We're at the three-quarters mark of the story now, and "The Twilight Children" #3 starts to reveal some information about its core mystery but still manages to have an air of mystery about it. That's thanks to Gilbert Hernandez, Darwyn Cooke and Dave Stewart's miniseries not losing track of what makes it work so well. This mixture of character conflicts and supernatural threats is utterly engrossing, to the point that readers will wish it wasn't going to end.
One of the aspects that works so well in "The Twilight Children" #3 is the perpetual feeling of doom hanging over the small town and its inhabitants, from the Federal agents with their matching smiles and shirts to Ela's destabilizing presence to the re-appearance of those who were zapped away in earlier issues. Every time you think you know what's coming next, you're proven wrong.
The unpredictable nature of Hernandez's script keeps "The Twilight Children" #3 from becoming one-note. If this was just a soap opera of relationships centered around Tito or the weird occurrences, readers might grow tired -- but here, anything and everything can happen. Even when we start to learn what Ela's place is in all of this (provided she's telling the truth), it still feels like everything is wide open, and we're definitely not getting all of the information just yet. It's an impressive form of storytelling, considering we're now at the 75% mark and what happens next is anyone's guess.

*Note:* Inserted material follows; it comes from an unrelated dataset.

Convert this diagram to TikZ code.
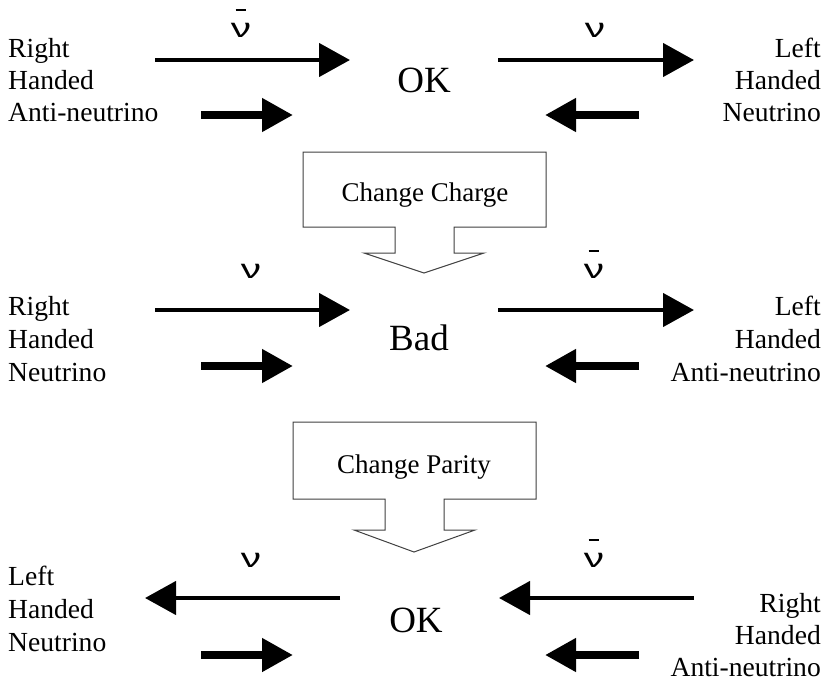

Tito herself is worth noting, because she's as much a villain as the strange events happening in the town. Hernandez and Cooke give her a swagger and confidence that keeps her from being unlikable, along with a certain vulnerability at just the right key moments. In lesser hands, she'd be hated, but here you almost feel sorry for her even as she uses and manipulates everyone around her. Her Machiavellian nature is impressive in part because it seems to come so naturally, but has almost (but not quite) an air of innocence throughout it all at the same time.
Cooke and Stewart's art is still drop-dead gorgeous. Cooke's lines are crisp and clean, and there's a wonderful uniqueness to all of the characters. (The one exception, the two Federal agents, are drawn so deliberately identical that -- in many ways -- it serves to make their presence jarring and out-of-place in the little village.) There's a lushness to the surroundings, too; this area feels genuinely appealing and like a place you can visit thanks to Cooke's illustrations. As mentioned before, special attention has to be given to Tito, who has a certain vulnerability even as she manipulates everyone; there's a softness to her features at just the right moments, which makes you feel for her even as she will strike yet again with no notice. The cherry on this proverbial dessert is Stewart's colors, which remind us once again why he's one of the premiere colorists in the comic industry; they look almost painted on top of Cooke's lines, with such deep hues a reader could stare at the pages for hours.
"The Twilight Children" continues to be a monumental achievement by all creators involved. Hernandez, Cooke and Stewart have created a comic for the ages, with so many hooks just waiting to pull readers in. If they can stick the landing with next month's conclusion, this is going to become a must-have for everyone's shelves. Check it out.